Tommy february6 and Tommy heavenly6 were re-released in vinyl format on July 16, 2025. Kawase attended a release party/pop-up shop for the albums, where she signed copies of the albums, marking her first public appearance since her hiatus.

In November of 2025 Sony hosted Tommy february6 The Screening 2025, a two location event where recordings of three of Kawase's past live events would be screened for an audience. Tommy february6's J-Wave Live 2000 concert, followed by Tommy heavenly6's Space Shower TV Live concert, then finally the brilliant green's Premium Acoustic Live concert. The first event was held November 8, 2025 at Japan Society in New York City, New York. The second event was held November 15, 2025 at the Cary Grant Theatre at Sony Pictures Studios in Los Angeles, California. Both of the dates were entirely sold out.

Starting February of 2026 a limited edition exclusive "Lonely in Gorgeous" collaboration game card was released at all US Round1 locations.

Tommy Airline and Heavy Starry Heavenly were re-released in vinyl format on April 1, 2026, after being postponed from their original planned re-release date of February 11, 2026.

In July 31, 2026 Kawase unexpectedly released a newly recorded song titled "LIVING DEAD DINER GIRLS -HALLOWEEN-" after 11 years of silence, credited by "Tommy Heavenly6, 奥田俊作".

== Personal life ==
Tomoko Kawase was born on February 6, 1975, in Kyoto, Japan. On November 22, 2003 Kawase announced her marriage to The Brilliant Green's fellow member and bassist, Shunsaku Okuda. Due to her marriage, her legal name changed to Tomoko Okuda. However, she is still credited as Kawase Tomoko.

== Discography ==
===With The Brilliant Green===

- The Brilliant Green (1998)
- Terra 2001 (1999)
- Los Angeles (2001)
- The Winter Album (2002)
- Blackout (2010)

===As Tommy february6===

- Tommy February6 (2002)
- Tommy Airline (2004)
- February & Heavenly (2012)
- Tommy Candy Shop Sugar Me (2013)

===As Tommy heavenly6===

- Tommy Heavenly6 (2005)
- Heavy Starry Heavenly (2007)
- I Kill My Heart (2009)
- February & Heavenly (2012)
- Tommy Ice Cream Heaven Forever (2013)

==Concert tours==
===With The Brilliant Green===
- There Will Be Live There Tour (1998)
- Terra 2001 Tour (1999)

===Solo tours===
- Heavy Starry Tour (2007)

==Filmography==

| Year | Title | Role | Network |
|---|---|---|---|
| – | Piropo | Voice of Pikki | – |
| – | Breakdown | Herself / Host | MTV |

==Bibliography==
===As Tommy february6===
- Tommy february6 + Hawaii (2002)

== Other activities ==
In October 2002, Tommy february6 released a photo and journal book titled Tommy february6 + Hawaii. It is presented in a mock travel guide format, including features such as restaurant reviews, sightseeing hotspots and cultural information. In keeping with the character's outwardly cute personality, crude outline sketches of animals and fairies litter the pages (as seen on the cover) alongside thought bubbles gracing many of the pictures, which have the distinct appearance of doodles.
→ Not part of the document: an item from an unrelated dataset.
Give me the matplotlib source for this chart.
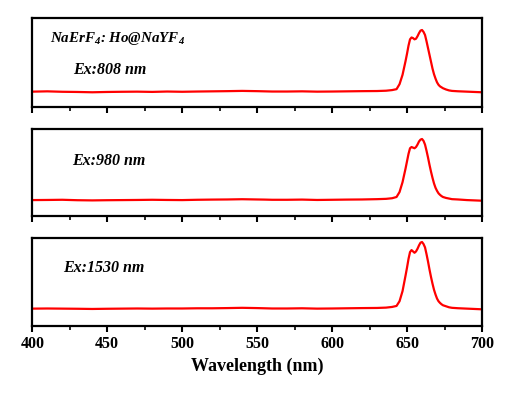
import matplotlib
matplotlib.use("Agg")
import matplotlib.pyplot as plt

plt.rcParams['font.family'] = ['Liberation Serif', 'DejaVu Serif']
plt.rcParams['mathtext.fontset'] = 'custom'
plt.rcParams['mathtext.rm'] = 'Liberation Serif:bold:italic'
plt.rcParams['mathtext.it'] = 'Liberation Serif:bold:italic'
plt.rcParams['mathtext.bf'] = 'Liberation Serif:bold:italic'

# ---- data, normalized intensity ----
wavelength = [400, 410, 420, 430, 440, 450, 460, 470, 480, 490, 500, 510, 520,
              530, 535, 540, 545, 550, 555, 560, 570, 580, 590, 600, 610, 620,
              630, 636, 640, 643, 645, 647, 649, 650, 651, 652, 653, 654, 655,
              656, 657, 658, 659, 660, 661, 662, 663, 664, 665, 666, 667, 668,
              669, 670, 671, 672, 673, 674, 676, 678, 680, 684, 690, 695, 700]

int_808 = [0.01, 0.015, 0.008, 0.005, 0.0, 0.005, 0.008, 0.01, 0.006, 0.012, 0.008, 0.012, 0.015,
           0.018, 0.02, 0.022, 0.02, 0.018, 0.015, 0.012, 0.012, 0.015, 0.01, 0.012, 0.015, 0.018,
           0.02, 0.025, 0.035, 0.05, 0.13, 0.28, 0.50, 0.62, 0.75, 0.85, 0.88, 0.87, 0.85,
           0.86, 0.90, 0.95, 0.99, 1.0, 0.97, 0.92, 0.82, 0.71, 0.60, 0.49, 0.38, 0.29,
           0.22, 0.16, 0.12, 0.095, 0.08, 0.065, 0.045, 0.03, 0.022, 0.016, 0.01, 0.005, 0.0]

int_980 = [0.01, 0.012, 0.015, 0.008, 0.005, 0.008, 0.01, 0.012, 0.015, 0.012, 0.01, 0.015, 0.018,
           0.02, 0.022, 0.024, 0.022, 0.02, 0.018, 0.015, 0.015, 0.018, 0.012, 0.015, 0.018, 0.02,
           0.025, 0.03, 0.04, 0.06, 0.14, 0.30, 0.52, 0.64, 0.76, 0.85, 0.87, 0.86, 0.85,
           0.87, 0.91, 0.96, 0.99, 1.0, 0.97, 0.91, 0.81, 0.70, 0.58, 0.47, 0.37, 0.28,
           0.21, 0.16, 0.12, 0.095, 0.075, 0.06, 0.045, 0.035, 0.025, 0.02, 0.01, 0.005, 0.0]

int_1530 = [0.01, 0.012, 0.01, 0.008, 0.005, 0.008, 0.01, 0.012, 0.01, 0.012, 0.012, 0.015, 0.015,
            0.018, 0.02, 0.022, 0.02, 0.018, 0.015, 0.012, 0.012, 0.015, 0.01, 0.012, 0.015, 0.018,
            0.02, 0.025, 0.035, 0.05, 0.12, 0.27, 0.50, 0.62, 0.75, 0.85, 0.88, 0.86, 0.84,
            0.86, 0.90, 0.95, 0.99, 1.0, 0.97, 0.92, 0.82, 0.71, 0.59, 0.48, 0.38, 0.29,
            0.22, 0.16, 0.12, 0.095, 0.075, 0.06, 0.045, 0.03, 0.022, 0.016, 0.01, 0.005, 0.0]

series = [int_808, int_980, int_1530]
labels = ["Ex:808 nm", "Ex:980 nm", "Ex:1530 nm"]
xticks = [400, 450, 500, 550, 600, 650, 700]

# ---- layout ----
fig = plt.figure(figsize=(5.11, 3.95), dpi=100)
left, width = 0.0632, 0.880
panels = [(0.7284, 0.2248), (0.4519, 0.2215), (0.1759, 0.2208)]
ylims = [(-0.241, 1.185), (-0.256, 1.162), (-0.241, 1.055)]
label_pos = [(0.09, 0.42), (0.088, 0.64), (0.069, 0.66)]

for i, (b, h) in enumerate(panels):
    ax = fig.add_axes([left, b, width, h])
    ax.plot(wavelength, series[i], color='#ff0000', lw=1.6)
    ax.set_xlim(400, 700)
    ax.set_ylim(*ylims[i])
    ax.set_yticks([])
    ax.set_xticks(xticks)
    ax.set_xticks([425, 475, 525, 575, 625, 675], minor=True)
    ax.tick_params(axis='x', which='major', direction='out', length=4.5, width=1.5,
                   labelsize=11.5, pad=3)
    ax.tick_params(axis='x', which='minor', direction='out', length=3.2, width=1.2)
    for s in ax.spines.values():
        s.set_linewidth(1.6)
    if i < 2:
        ax.tick_params(axis='x', which='both', labelbottom=False)
    else:
        for t in ax.get_xticklabels():
            t.set_fontweight('bold')
        ax.set_xlabel("Wavelength (nm)", fontsize=13, fontweight='bold', labelpad=4)
    ax.text(label_pos[i][0], label_pos[i][1], labels[i], transform=ax.transAxes,
            fontsize=11.5, fontweight='bold', fontstyle='italic', va='center', ha='left')
    if i == 0:
        ax.text(0.039, 0.78, r"NaErF$_{4}$: Ho@NaYF$_{4}$", transform=ax.transAxes,
                fontsize=10.8, fontweight='bold', fontstyle='italic', va='center', ha='left')

fig.savefig("out.png", dpi=100)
Kawase has also made an appearance as the voice of Pikki in the anime series Piroppo, briefly modelled for Italian fashion house Fiorucci and for a period of time hosted Break Down, an MTV show. She also worked as a producer on the Takashi Fujii single, entitled "Oh My Juliet".

In October 2005, an exclusive Tommy February6 Blythe doll was released.

In 2012, she produced Japanese model duo, Amoyamo's pre-debut EP, "Amoyamo", as well as their debut single, "Let's Go Out!".